General Mills announced Los Angeles Lakers all-star Lebron James will appear on Wheaties boxes. James then called a press conference to annouce that he was ‘taking his talents to Count Chocula’.

IndieWire called Adam Sandler’s new Netflix film ‘Hubie Halloween’ “the Halloween comedy America needs right now”. Which should give you some idea of what kind of shape America is in.

Motley Crue drummer Tommy Lee said that, before his current sobriety, he was drinking two gallons of vodka a day.

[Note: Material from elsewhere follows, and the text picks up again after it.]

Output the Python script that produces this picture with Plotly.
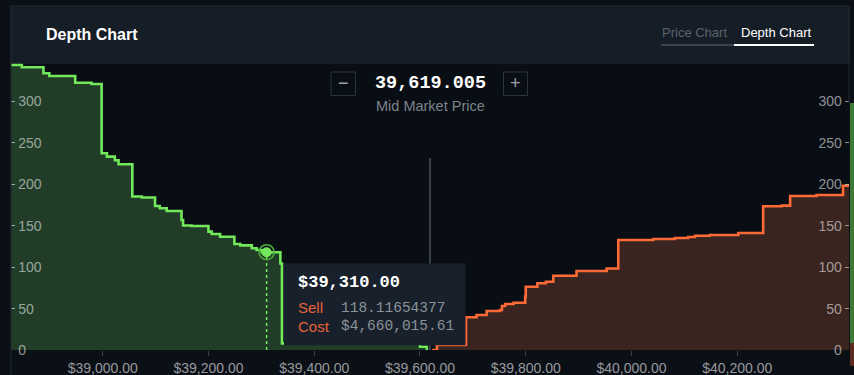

Lee added that, when the band resumes touring, he’ll need to get back Cerup to three gallons.

Mark Zuckerberg pledged $250 million to local governments, for their use managing elections that Facebook has effectively ruined.

After multiple positive COVID-19 tests in their ranks, all of the Joint Chiefs of Staff are currently under quarantine, making them the Individual Chiefs of the TV Remote.

Scotland shut down Glasgow and Edinburgh bars amidst a surge in COVID-19 cases, telling local drunks “you don’t have to go home lads, but you can’t quarantine here”.

McDonald’s is expanding its McCafe bakery offerings for the first time in ten years, introducing apple fritters, blueberry muffins & cinnamon rolls they made ten years ago.

Joe Biden committed to widespread cancellation of student loan debt, to the delight of deadbeat college grads who still won’t vote anyway.

NBC revealed that audience members were each given $150 for attending the season premiere of Saturday Night Live. Asked how they felt about the money, most said “underpaid”.

Donald Trump said he won’t participate in the October 15th debate, after it was changed to a virtual event. Trump said that between tweeting, and shopping Amazon Prime Day on the 13th & 14th, he may run out of mobile data.